In this matter of hands he sometimes erred in judgment for it is no uncommon thing to find in his pictures a delicate pair of hands attached to the burly figure of a warrior or of a statesman.

It is also related that he frequently entertained his sitters at dinner that he might study their expression when relaxed and not under the strain of sitting for their portraits. Indeed so common was this custom with the artist that it materially increased his expenses.

His price for a half length portrait was sixty pounds sterling and for a full length one hundred pounds.

As the years wore on it became more and more evident that nothing short of a revolution could settle affairs in England. The income of the king fluctuated and at times the royal family were separated, owing to the unsettled condition of affairs. Van Dyck felt keenly the shrinkage in his income. The extravagant habits contracted in more prosperous times still clung to him. In his extremity we find him forgetting the high calling of his art and painting, as Guido Reni had done, hurriedly and carelessly merely for the money.

Worse almost than this we find him stifling in the unsavory odors of the laboratory in the hopeless pursuit of the “philosopher’s stone,” that imaginary element, which, when once produced, would turn all baser metals to shining, precious gold. In our more practical way of looking at things, we cannot help thinking that when he lowered and abused his art he let go the real philosopher’s stone for him and then, in pitiful consciousness of his mighty loss, he sought its substitute in the uncanny recesses of the alchemist’s retorts and crucibles.

Our artist, though a yet a young man, was broken in health and in purse. In the vain effort to recuperate the latter some of his noble friends arranged a marriage for him with Maria Ruthven, a woman of noble family. Such a marriage could hardly be happy for either party and yet we have no evidence that the ill-mated couple were unkind to each other.

They had been married hardly two years when, burdened with disease and disappointment, Van Dyck died just eight days after the birth of his daughter, Justiniana. He was but forty-two years of age and, if we may judge from the quality of the work he left, it was not unreasonable to look to the future for his crowning work.

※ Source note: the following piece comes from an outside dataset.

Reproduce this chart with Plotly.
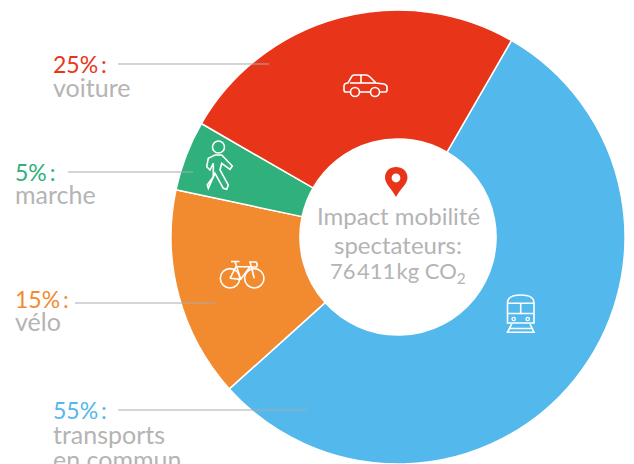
import re
import plotly.graph_objects as go

W, H = 634, 464
modes = ["transports en commun", "vélo", "marche", "voiture"]
shares = [55, 15, 5, 25]
colors = ["#53b8ec", "#f28b30", "#30b07a", "#e8351a"]
name_lines = [["transports", "en commun"], ["vélo"], ["marche"], ["voiture"]]
center_lines = ["Impact mobilité", "spectateurs:", "76\u200a411\u200akg CO<sub>2</sub>"]
center_sizes = [24, 24, 22]

FONT = "Lato"
GREY = "#b4b4b4"


def px(x):
    return x / W


def py(y):
    return 1 - y / H


def path(d):
    toks = re.findall(r"[A-Za-z]|-?[\d.]+", d)
    out, isx = [], True
    for t in toks:
        if t.isalpha():
            out.append(t)
            isx = True
        else:
            out.append(f"{px(float(t)):.5f}" if isx else f"{py(float(t)):.5f}")
            isx = not isx
    return " ".join(out)


def circle(cx, cy, r):
    k = 0.5523 * r
    return (f"M{cx-r} {cy} C{cx-r} {cy-k} {cx-k} {cy-r} {cx} {cy-r} "
            f"C{cx+k} {cy-r} {cx+r} {cy-k} {cx+r} {cy} "
            f"C{cx+r} {cy+k} {cx+k} {cy+r} {cx} {cy+r} "
            f"C{cx-k} {cy+r} {cx-r} {cy+k} {cx-r} {cy} Z")


fig = go.Figure(go.Pie(
    labels=modes, values=shares, hole=0.432, sort=False, direction="clockwise",
    rotation=30, textinfo="none", hoverinfo="skip", showlegend=False,
    marker=dict(colors=colors, line=dict(color="white", width=1.5)),
    domain=dict(x=[171 / W, 625 / W], y=[0, (H - 10) / H]),
))

shapes = []


def stroke(d, w=1.6, color="white"):
    shapes.append(dict(type="path", xref="paper", yref="paper", path=path(d),
                       line=dict(color=color, width=w), layer="above"))


def fill(d, color):
    shapes.append(dict(type="path", xref="paper", yref="paper", path=path(d),
                       fillcolor=color, line=dict(width=0), layer="above"))


# leader lines
for x0, x1, y in [(118, 269, 64), (68, 193, 172), (75, 215, 303), (118, 307, 410)]:
    stroke(f"M{x0} {y} L{x1} {y}", 1, "#ababab")

# car
stroke("M350 92 L346 92 Q344 92 344 90 L344 86 Q344 83 348 83 L352 76 Q353 75 355 75 "
       "L366 75 Q368 75 370 77 L376 83 L384 84 Q387 85 387 87 L387 90 Q387 92 385 92 L380 92")
stroke("M360 92 L370 92")
stroke("M350 83 L376 83")
stroke("M361 75 L361 83")
stroke(circle(355, 92, 4.5))
stroke(circle(375, 92, 4.5))

# walker
stroke(circle(218.5, 147, 6))
stroke("M215 155 L221.7 155 L232.3 166 L230 169.3 L221.7 163.3 L220 170 L228.3 185 "
       "L226.7 189.3 L223.3 188.3 L215 173.3 L208.3 188.3 L207.3 185 L213.3 176.7 "
       "L213.3 163.3 L210 170 L206.7 166.7 L208.3 158.3 Z")

# bicycle
stroke(circle(230, 278.3, 9.7))
stroke(circle(254.3, 278.3, 9.7))
stroke("M230 278.3 L240.7 279.3 L250 266.7 L236 266.7 L230 278.3")
stroke("M231 261.5 L239.5 261.5 M235 261.5 L240.7 279.3")
stroke("M254.3 278.3 L250 262 L256 262 Q258 264 256.5 267 L252 267")

# train
stroke("M507.5 323 L507.5 303 Q507.5 295 520.7 295 Q534 295 534 303 L534 323 Z")
stroke("M507.5 303.3 L534 303.3 M507.5 313.5 L534 313.5 M520.7 303.3 L520.7 313.5")
stroke(circle(513.7, 319, 1.7), 1.3)
stroke(circle(527.7, 319, 1.7), 1.3)
stroke("M511.7 324 L507.5 332.3 L534 332.3 L530 324 M509.5 328.5 L532 328.5")

# pin
fill("M396 197 C392 189 385 184 385 177.7 C385 171 390 167 396 167 "
     "C402 167 407.5 171 407.5 177.7 C407.5 184 400 189 396 197 Z", colors[3])
fill(circle(396, 178, 4.4), "white")

fig.update_layout(shapes=shapes)

# labels
pct_pos = [(51, 410), (13, 299), (13, 172), (51, 64)]
name_ys = [[434, 459], [321], [194], [87]]
for share, col, (x, y), lines, ys in zip(shares, colors, pct_pos, name_lines, name_ys):
    fig.add_annotation(x=px(x), y=py(y), xref="paper", yref="paper", xanchor="left",
                       yanchor="middle", showarrow=False, text=f"{share}%\u2009:",
                       font=dict(family=FONT, size=23, color=col))
    for line, ly in zip(lines, ys):
        fig.add_annotation(x=px(x), y=py(ly), xref="paper", yref="paper", xanchor="left",
                           yanchor="middle", showarrow=False, text=line,
                           font=dict(family=FONT, size=25, color=GREY))

for line, ly, sz in zip(center_lines, [215, 244, 272], center_sizes):
    fig.add_annotation(x=px(398), y=py(ly), xref="paper", yref="paper", xanchor="center",
                       yanchor="middle", showarrow=False, text=line,
                       font=dict(family=FONT, size=sz, color=GREY))

fig.update_layout(width=W, height=H, margin=dict(l=0, r=0, t=0, b=0),
                  paper_bgcolor="white", plot_bgcolor="white")
fig.write_html("out.html", config={"displayModeBar": False},
               post_script="document.body.style.margin='0';document.body.style.overflow='hidden';")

There was a sumptuous funeral in old St. Paul’s and the artist was laid to rest close beside John of Gaunt in the crypt of the old church. In the confusion that attended the rebuilding of the church in later years, the graves were lost sight of. Years later, in excavating, the plate from Van Dyck’s coffin was found but no further trace of his remains. We can then make no pious pilgrimage to the artist’s grave for his dust is scattered, we know not where. Again, dear reader, in the paraphrased words of another, let me say, “Look not on the man but on his pictures.”